_EXERCISE_
Search the data for the word "with" and copy every line where it occurs.

_ENTRIES_
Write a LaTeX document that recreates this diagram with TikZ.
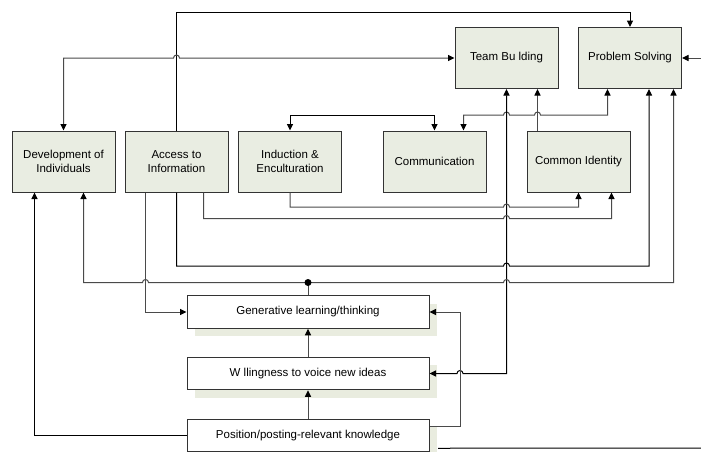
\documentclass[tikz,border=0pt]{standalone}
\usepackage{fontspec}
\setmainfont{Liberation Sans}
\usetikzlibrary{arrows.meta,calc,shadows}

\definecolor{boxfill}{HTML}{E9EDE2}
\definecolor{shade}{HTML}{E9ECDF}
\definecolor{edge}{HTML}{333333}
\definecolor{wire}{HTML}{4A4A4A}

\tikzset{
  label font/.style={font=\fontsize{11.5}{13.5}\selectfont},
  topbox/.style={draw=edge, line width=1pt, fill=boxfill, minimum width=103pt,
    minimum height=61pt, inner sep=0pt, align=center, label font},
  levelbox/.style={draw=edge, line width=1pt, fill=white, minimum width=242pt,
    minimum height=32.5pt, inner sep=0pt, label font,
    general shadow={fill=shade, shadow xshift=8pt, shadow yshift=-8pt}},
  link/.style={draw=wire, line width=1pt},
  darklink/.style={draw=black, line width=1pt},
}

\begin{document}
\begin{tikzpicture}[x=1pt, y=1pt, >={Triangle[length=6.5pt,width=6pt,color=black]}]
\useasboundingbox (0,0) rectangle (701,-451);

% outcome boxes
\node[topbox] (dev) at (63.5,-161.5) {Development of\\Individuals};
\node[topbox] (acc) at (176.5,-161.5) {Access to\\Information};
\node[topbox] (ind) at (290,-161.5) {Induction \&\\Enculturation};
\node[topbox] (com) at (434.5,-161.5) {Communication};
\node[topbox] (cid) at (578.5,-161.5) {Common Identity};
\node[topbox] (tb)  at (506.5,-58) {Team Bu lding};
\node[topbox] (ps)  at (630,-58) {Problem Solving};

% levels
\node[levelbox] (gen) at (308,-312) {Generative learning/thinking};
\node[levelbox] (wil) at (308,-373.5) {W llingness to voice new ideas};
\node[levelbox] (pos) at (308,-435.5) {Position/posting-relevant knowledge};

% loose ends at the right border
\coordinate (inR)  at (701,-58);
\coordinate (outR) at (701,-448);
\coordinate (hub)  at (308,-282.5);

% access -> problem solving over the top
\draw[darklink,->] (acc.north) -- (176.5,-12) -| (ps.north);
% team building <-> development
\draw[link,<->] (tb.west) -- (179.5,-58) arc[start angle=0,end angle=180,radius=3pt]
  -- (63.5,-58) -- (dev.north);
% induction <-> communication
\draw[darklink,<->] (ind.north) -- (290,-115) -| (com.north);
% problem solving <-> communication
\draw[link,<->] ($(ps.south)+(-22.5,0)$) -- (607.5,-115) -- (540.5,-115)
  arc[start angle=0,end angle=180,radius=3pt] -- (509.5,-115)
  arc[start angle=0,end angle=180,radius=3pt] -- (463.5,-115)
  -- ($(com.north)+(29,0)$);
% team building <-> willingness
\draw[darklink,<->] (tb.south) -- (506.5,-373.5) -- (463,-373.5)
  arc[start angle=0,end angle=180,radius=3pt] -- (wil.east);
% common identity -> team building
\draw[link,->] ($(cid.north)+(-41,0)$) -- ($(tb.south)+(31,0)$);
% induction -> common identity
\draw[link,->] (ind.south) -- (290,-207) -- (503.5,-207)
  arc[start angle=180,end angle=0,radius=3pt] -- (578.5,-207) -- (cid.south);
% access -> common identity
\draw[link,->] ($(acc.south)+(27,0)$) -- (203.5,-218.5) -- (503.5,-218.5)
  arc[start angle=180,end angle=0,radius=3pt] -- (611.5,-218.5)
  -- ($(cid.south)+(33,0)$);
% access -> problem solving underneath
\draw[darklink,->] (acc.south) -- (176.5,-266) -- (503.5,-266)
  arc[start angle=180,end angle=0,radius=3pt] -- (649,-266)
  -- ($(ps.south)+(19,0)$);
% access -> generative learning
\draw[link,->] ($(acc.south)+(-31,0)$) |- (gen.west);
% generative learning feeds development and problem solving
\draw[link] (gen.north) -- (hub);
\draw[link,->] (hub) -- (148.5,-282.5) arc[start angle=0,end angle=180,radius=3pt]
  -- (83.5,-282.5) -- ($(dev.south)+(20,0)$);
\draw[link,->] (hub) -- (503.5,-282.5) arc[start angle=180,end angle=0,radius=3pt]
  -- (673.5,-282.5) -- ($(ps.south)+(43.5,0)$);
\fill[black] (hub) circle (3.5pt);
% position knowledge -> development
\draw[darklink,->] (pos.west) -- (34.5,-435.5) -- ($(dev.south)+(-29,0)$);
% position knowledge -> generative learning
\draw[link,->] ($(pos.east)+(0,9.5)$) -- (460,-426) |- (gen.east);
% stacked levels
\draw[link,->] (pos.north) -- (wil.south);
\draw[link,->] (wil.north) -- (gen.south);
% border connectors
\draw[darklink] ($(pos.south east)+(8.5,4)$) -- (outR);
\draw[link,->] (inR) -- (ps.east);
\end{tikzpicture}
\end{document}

---

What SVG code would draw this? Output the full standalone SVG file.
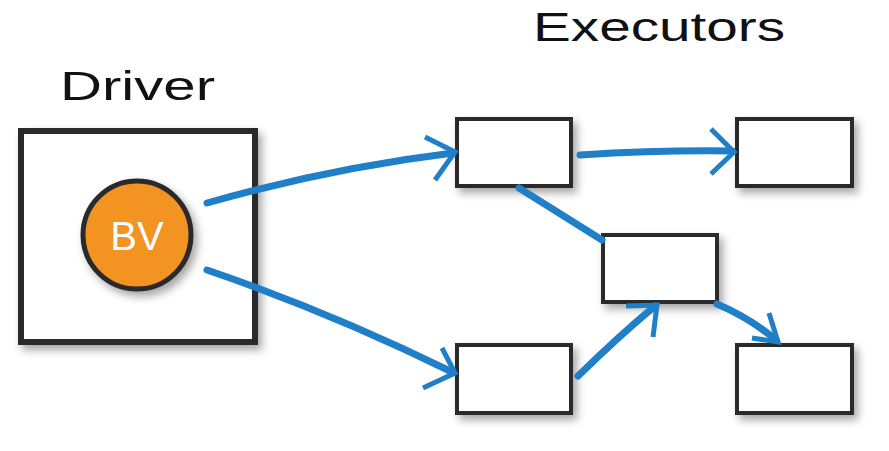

--

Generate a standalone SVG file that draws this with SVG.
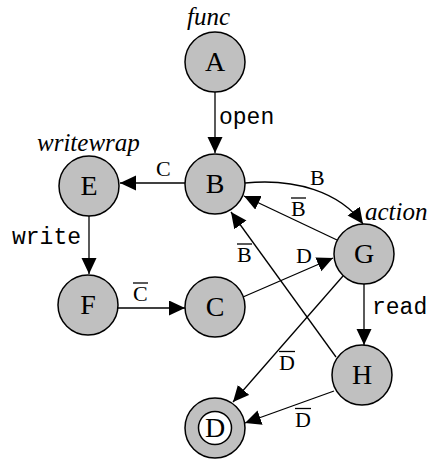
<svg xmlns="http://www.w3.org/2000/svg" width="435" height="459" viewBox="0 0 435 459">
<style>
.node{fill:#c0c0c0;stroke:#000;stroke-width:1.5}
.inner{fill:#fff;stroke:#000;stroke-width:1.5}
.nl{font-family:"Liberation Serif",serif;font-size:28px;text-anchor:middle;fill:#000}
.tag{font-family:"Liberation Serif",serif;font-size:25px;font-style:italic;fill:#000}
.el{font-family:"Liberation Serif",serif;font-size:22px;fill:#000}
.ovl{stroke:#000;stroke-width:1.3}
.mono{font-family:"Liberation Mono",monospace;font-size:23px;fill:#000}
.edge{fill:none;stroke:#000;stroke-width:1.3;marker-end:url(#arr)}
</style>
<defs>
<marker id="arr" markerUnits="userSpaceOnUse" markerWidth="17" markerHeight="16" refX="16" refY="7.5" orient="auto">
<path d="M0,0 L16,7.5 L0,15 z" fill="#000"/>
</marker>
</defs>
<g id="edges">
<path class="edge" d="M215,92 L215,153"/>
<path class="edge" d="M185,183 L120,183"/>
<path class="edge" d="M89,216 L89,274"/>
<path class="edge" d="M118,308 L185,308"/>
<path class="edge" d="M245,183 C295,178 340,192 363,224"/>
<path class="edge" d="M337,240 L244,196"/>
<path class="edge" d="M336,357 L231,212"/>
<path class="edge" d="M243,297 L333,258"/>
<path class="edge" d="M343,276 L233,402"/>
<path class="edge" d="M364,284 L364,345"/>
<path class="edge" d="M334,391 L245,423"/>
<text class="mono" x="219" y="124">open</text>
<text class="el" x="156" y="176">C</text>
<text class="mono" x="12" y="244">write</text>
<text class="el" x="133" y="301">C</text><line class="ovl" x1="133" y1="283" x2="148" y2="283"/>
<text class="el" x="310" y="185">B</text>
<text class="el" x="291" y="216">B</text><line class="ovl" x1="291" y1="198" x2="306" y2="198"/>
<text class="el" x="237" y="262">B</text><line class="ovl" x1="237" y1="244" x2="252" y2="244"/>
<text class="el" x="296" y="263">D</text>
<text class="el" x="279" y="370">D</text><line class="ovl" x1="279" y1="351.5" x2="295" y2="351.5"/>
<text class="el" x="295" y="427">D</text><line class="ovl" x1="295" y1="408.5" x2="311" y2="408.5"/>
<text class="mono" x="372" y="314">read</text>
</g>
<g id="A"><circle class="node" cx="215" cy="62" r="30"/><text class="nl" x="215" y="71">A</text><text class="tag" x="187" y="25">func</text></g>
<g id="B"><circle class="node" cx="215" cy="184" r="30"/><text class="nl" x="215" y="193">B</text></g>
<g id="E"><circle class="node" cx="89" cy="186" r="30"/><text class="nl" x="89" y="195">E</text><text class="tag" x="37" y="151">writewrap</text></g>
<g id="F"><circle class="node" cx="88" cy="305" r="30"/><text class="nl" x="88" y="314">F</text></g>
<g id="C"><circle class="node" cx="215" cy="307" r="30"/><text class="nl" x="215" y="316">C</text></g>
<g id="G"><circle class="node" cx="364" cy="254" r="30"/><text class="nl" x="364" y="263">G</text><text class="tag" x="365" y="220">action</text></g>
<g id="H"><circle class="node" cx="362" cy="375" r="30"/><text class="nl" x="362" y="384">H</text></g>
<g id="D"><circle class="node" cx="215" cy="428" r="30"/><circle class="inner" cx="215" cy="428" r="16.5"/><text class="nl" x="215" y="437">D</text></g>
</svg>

_RESULT FOR THIS EXERCISE_
Write a LaTeX document that recreates this diagram with TikZ.
Generate a standalone SVG file that draws this with SVG.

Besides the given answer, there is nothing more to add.